References to these two surveys, insofar as they are available on line, are now being added under the appropriate ministers as “Publications – about him”.
This material deserves fuller attention and I may get round to writing blogs on two surveys some day.
Already our website contains material about the ministers of the congregations which formed the United Presbyterian Church: the standard work by Robert Small A History of the Congregations of the United Presbyterian Church, from 1733 to 1900, is fully indexed under the General Index of Scottish Presbyterian Ministers on this site. There is, however, a previous work, covering the same grounds as Small, by William McKelvie. It is not so complete as Small – it only deals with the congregations of the United Presbyterian Church up till the 1870s. Much of McKelvie’s material is covered by Small. It may be wondered, why, if there is so much overlap, attention needs to be paid to McKelvie. The answer is, in part, that he deals with non-Scottish congregations of the UP Church – which Small doesn’t do. McKelvie’s work will therefore be incorporated in the General Index in the next few weeks, all being well.

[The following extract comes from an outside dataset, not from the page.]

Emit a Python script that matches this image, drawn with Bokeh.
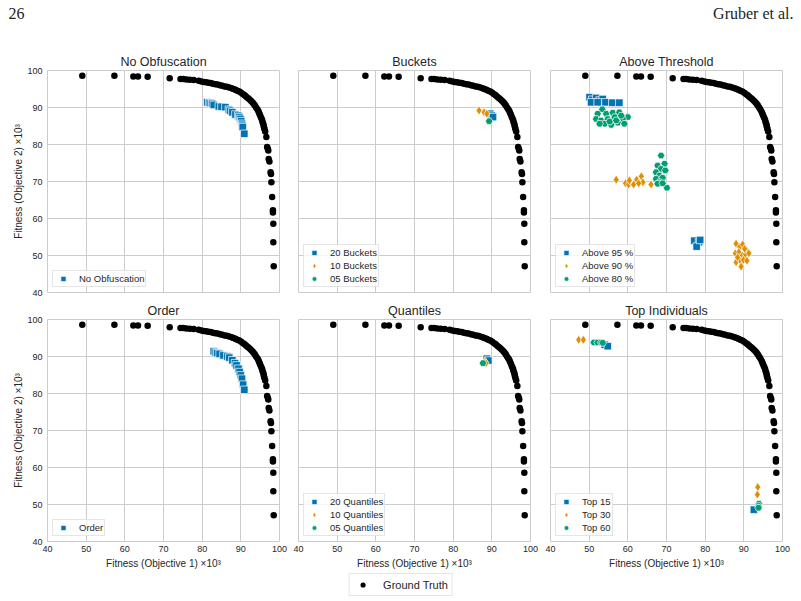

At the same time as this development is going on, I have tried to improve the General Index in another way. Experienced researchers know well which Presbyterian denominations Small, Ewing, McKelvie, David Scott, and Hew Scott wrote about, but the church these men dealt with may not be evident to less experienced researchers, who may well be confused anyway about splits and unions of Scottish Presbyterianism. Fuller information is now being given in the index. Under each minister, the full title of the reference work is given once; thereafter an abbreviated form only is provided. So for Church of Scotland ministers, for example, the reference is initially: Hew Scott, Fasti Ecclesiae Scoticanae (FES); thereafter it is simply FES. For ministers of the United Presbyterian stream, the initial reference is: Robert Small, A History of the Congregations of the United Presbyterian Church from 1733 to 1900; thereafter it is simply Small, History. We hope this will make the General Index more useful, especially for the less experienced.